Deregulate Small Airlines

Nick Zaiac Jan 11, 2017

Maryland has a long history of innovation in the aerospace field. The state has hosted aircraft makers and the companies that made parts for them for decades. Baltimore-Washington International airport is surrounded by a cluster of companies that benefit from having a world class airport in the state. The state has benefitted immensely from this cluster, which creates high-paying jobs far beyond those at the airport itself.

And yet, the state could be benefitting even more from its aerospace industry. Intrastate flights are subject to common carrier provisions under the Public Service Commission in Maryland. The state imposes 3 particularly burdensome regulations that prevent innovation in the field. They are reproduced below in full.

Rule 20.95.04.09. 09 Established Route: The holder of a permit will be entitled, under the permit, to operate only over the route described on the permit, using only the particular aircraft and landing fields which are designated in the permit.

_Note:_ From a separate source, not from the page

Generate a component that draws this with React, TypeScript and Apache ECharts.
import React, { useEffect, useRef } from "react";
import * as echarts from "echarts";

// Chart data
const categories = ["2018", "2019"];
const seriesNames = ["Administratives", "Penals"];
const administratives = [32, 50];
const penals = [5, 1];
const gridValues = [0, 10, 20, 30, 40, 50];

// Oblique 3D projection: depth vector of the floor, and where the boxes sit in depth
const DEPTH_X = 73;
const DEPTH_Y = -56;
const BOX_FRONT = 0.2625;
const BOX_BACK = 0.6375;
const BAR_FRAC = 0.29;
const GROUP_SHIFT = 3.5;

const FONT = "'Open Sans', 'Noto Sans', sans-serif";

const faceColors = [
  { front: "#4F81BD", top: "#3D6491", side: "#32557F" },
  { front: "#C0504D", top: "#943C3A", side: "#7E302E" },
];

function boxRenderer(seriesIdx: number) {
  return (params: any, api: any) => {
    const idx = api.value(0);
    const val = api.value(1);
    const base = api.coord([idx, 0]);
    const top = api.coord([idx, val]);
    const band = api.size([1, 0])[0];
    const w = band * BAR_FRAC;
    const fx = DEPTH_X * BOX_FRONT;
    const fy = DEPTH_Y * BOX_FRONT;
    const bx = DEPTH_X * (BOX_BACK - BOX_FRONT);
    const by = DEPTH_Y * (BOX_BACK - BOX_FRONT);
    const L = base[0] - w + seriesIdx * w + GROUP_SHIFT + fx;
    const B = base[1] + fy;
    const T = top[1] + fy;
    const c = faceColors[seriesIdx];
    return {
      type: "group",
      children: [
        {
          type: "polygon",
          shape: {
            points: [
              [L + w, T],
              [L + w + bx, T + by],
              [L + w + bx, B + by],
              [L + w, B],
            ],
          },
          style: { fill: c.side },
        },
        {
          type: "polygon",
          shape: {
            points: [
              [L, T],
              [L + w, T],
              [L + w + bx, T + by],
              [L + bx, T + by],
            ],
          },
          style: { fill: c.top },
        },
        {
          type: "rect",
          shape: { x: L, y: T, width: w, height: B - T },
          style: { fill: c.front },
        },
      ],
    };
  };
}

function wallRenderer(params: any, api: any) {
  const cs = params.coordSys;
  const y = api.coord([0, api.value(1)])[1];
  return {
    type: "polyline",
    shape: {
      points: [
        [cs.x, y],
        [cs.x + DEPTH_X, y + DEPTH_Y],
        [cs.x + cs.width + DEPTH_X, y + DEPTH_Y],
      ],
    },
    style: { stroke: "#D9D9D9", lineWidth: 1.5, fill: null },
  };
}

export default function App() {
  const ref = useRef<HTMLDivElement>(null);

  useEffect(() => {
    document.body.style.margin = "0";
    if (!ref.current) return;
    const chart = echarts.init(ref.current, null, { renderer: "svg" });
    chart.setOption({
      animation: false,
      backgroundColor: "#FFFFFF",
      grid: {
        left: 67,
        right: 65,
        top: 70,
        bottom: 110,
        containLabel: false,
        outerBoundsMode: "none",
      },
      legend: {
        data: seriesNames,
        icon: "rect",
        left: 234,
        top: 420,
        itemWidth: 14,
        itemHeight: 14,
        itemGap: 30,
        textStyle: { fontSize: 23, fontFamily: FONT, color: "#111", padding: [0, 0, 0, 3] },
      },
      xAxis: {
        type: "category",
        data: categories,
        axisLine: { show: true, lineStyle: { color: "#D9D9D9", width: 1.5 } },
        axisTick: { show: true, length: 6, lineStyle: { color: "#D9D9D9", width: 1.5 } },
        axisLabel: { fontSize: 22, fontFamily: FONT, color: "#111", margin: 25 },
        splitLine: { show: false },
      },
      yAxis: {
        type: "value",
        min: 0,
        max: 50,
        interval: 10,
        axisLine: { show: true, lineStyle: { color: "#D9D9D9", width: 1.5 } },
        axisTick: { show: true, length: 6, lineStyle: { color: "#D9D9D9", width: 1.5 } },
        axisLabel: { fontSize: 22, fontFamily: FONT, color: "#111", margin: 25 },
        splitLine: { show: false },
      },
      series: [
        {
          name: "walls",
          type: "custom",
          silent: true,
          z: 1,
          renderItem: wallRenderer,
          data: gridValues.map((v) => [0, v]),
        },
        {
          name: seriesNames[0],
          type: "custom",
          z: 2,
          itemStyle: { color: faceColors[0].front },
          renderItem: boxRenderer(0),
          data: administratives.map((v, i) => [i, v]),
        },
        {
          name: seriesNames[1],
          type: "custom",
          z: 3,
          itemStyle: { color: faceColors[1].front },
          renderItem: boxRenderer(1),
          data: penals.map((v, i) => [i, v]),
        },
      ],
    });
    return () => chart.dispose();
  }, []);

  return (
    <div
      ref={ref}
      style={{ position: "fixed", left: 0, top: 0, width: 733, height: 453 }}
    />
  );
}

Rule 20.95.04.10 Fixed Schedules: The schedules as filed shall be maintained as closely as due consideration of safety will permit and a change may not be made in a schedule without due notice to the Commission and to the public.

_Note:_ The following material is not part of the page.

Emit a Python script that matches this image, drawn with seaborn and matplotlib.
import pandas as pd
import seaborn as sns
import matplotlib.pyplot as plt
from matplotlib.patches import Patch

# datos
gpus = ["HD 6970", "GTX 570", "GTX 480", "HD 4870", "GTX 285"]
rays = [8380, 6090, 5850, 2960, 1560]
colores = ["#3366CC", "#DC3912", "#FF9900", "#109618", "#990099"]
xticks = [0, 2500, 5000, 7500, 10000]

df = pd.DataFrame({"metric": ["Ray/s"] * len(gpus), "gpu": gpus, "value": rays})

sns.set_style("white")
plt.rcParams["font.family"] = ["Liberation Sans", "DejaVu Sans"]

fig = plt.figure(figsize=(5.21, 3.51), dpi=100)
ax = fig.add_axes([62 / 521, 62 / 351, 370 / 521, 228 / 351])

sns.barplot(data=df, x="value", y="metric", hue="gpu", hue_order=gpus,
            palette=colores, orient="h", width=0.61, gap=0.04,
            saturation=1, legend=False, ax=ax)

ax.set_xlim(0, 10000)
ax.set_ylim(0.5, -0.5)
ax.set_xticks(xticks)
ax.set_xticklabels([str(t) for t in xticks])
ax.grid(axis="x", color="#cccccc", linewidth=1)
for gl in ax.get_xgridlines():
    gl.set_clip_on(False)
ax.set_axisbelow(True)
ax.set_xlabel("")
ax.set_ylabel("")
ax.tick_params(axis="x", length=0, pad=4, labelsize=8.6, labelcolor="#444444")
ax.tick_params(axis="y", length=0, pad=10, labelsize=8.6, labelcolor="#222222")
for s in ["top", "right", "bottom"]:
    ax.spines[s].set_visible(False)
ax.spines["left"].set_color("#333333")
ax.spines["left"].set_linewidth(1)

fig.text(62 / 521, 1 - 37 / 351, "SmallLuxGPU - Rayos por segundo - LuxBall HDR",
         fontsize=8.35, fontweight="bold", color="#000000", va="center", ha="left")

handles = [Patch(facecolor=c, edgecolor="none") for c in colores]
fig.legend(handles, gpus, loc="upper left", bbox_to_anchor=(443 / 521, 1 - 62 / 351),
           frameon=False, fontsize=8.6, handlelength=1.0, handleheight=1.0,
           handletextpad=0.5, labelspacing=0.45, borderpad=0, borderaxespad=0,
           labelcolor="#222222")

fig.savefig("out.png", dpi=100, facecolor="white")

Rule 20.95.04.11. 11 Filing and Posting Tariffs and Time Schedules: All tariffs and time schedules shall be filed with the Commission and posted in convenient form for the information of the public and shall be kept current. A change in rates may not be made on less than 30 days' notice except by special permission of the Commission.

These rules preclude flexible intrastate flights that could take advantage of the state’s well-developed system of general aviation airports. Currently, there is one intrastate flight available, from Baltimore to Hagerstown, operated by Southern Express Airways. Hagerstown could benefit from more flights between the city and the state’s other economic centers. Martin State airport is one of the largest general aviation airports in the region, and could benefit from the opportunities that a more flexible intrastate aviation market could provide. The state already pays for MARC service to the airport, and rail connections to airports are a well-known draw for business travelers.

More importantly, the process of changing fares and schedules is a long and drawn out process. Airfares for interstate airlines change by the day, if not the minute. Requiring 30 days’ notice on fare changes stops dynamically priced services from operating outright. Requirements for permits in advance for each specific route for all commercial carriers has a similar effect. It prevents carriers from operating on the flexible schedules and pricing structures that could allow a market in intrastate flights in Maryland. In a state with one major commercial airport and many underutilized regional airports the deregulation of the intrastate airline market could yield benefits.